Thanks for this foodie post! I also used to like cooking, when I was first married, but lateron I was glad to have a meal ready every day. Now I often cook for several days and put the meals in the freezer.
Vicki, cannot you blog the automated creep somehow and ask help of blogger?

Pat in east TN said...

Sounds like some interesting books to me, especially the one by Laurey Masterton. I remember reading about her/hearing about her when we lived in that area, and I'm off to Amazon now to check out her book.

Carol @ TheWritersPorch said...

Ok..that's it! I'm about to start round two of the YUK juice and haven't had one bit since Sunday night and it seems "food" is the post of the day! Angie at Gumbo Writer has meatloaf today and then I come here ...cookbooks! FOOD!

With friends like these.....LOL

Vicki Lane said...

Reader Wil, I like to cook extra and freeze for later also. While I like to cook, I also like Not to cook now and then. And re the automated creep, I feel sure Blogger would just tell me that's what comment moderation is for.

Pat, I don't know Laurey but have eaten of her food at several events she's catered. I also followed her blog of a cross-country bike trip -- she's a very interesting and personal writer -- I think you'd enjoy her book.

Carol, honey, just now you ought to stay away from blogs with words like Gumbo in their titles!

Amelia said...

Ahh, Ruth Reichl's writing consumed me for a couple of weeks last summer--as soon as I finished the last page of her first book, I was turning the 1st page of her second book and so on, I really couldn't escape her life. She has a new one out, Not Becoming My Mother, that I have in the queue and am very much looking forward to. I am fairly certain that there are few topics that enjoy reading more about than food, and people's relationship to food...must come from growing up around so many wonderful cooks! ;-)

Stephanie Faris said...

I realized not long ago just how much of each of my books revolve around eating and food. I feel like every scene, somebody's eating something. I've been trying to work on lessening that but maybe I should embrace it!

Vicki Lane said...

Amelia -- I have (and have devoured) COMFORT ME WITH APPLES. And I intend to read all the others! WHAT a good writer she is!

Welcome, Stephanie -- I too have a lot of food in mmy first two books. (One reader accused me of writing 'tomato porn' in one. I love to write about food but have downplayed it, not wanting my mysteries categorized as cozies. But people love reading about food and the way these folks write about it is inspiring.

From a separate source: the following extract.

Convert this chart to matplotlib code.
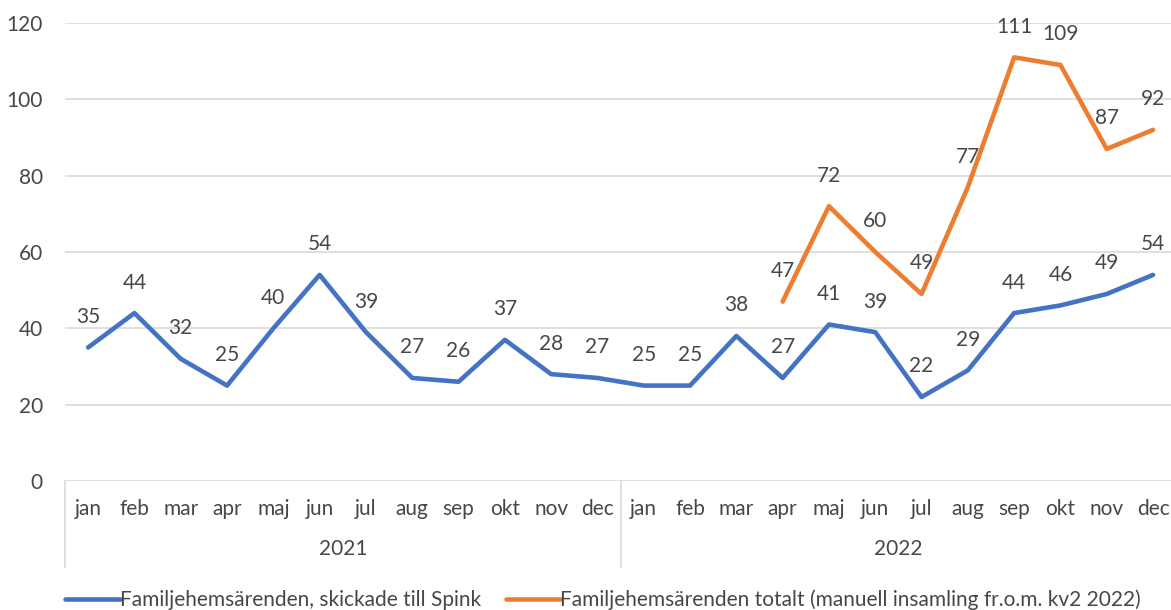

I checked out your blog -- you write romance and women's fiction, right? What are you currently working in?

Star said...

There is something very comforting about reading books about food, isn't there. I suppose it has to do with food being given as a gift of love. We all crave love and we all crave food. The books you describe seem very different to the ones we would have over here in England and I know I would enjoy them because the food is also unfamiliar to me. I love learning about new things.
Blessings Star

Kaye Barley said...

I'm one who just loves reading about food. I just recommended a favorite cookbook to Sam, which I may have already mentioned to you . . .
Being Dead Is No Excuse: The Official Southern Ladies Guide To Hosting the Perfect Funeral - are you familiar with it? love it!
And I am wild about MFK Fisher's writing. Now I'm on a hunt for the Blueberry Hill Cookbook! sounds terrific!!

Vicki Lane said...

Hi, Star -- I have a few English cookbooks (one with recipes from the writer Barbara Pym, tying them to her various book) and have enjoyed trying things I've read about like Toad in the Hole (yumm!) and Bubble and Squeak.

Kaye, I need to get that book! Southern funeral food is SO good. You remember I had a funeral feast in my last book and your Kahlua cake was there.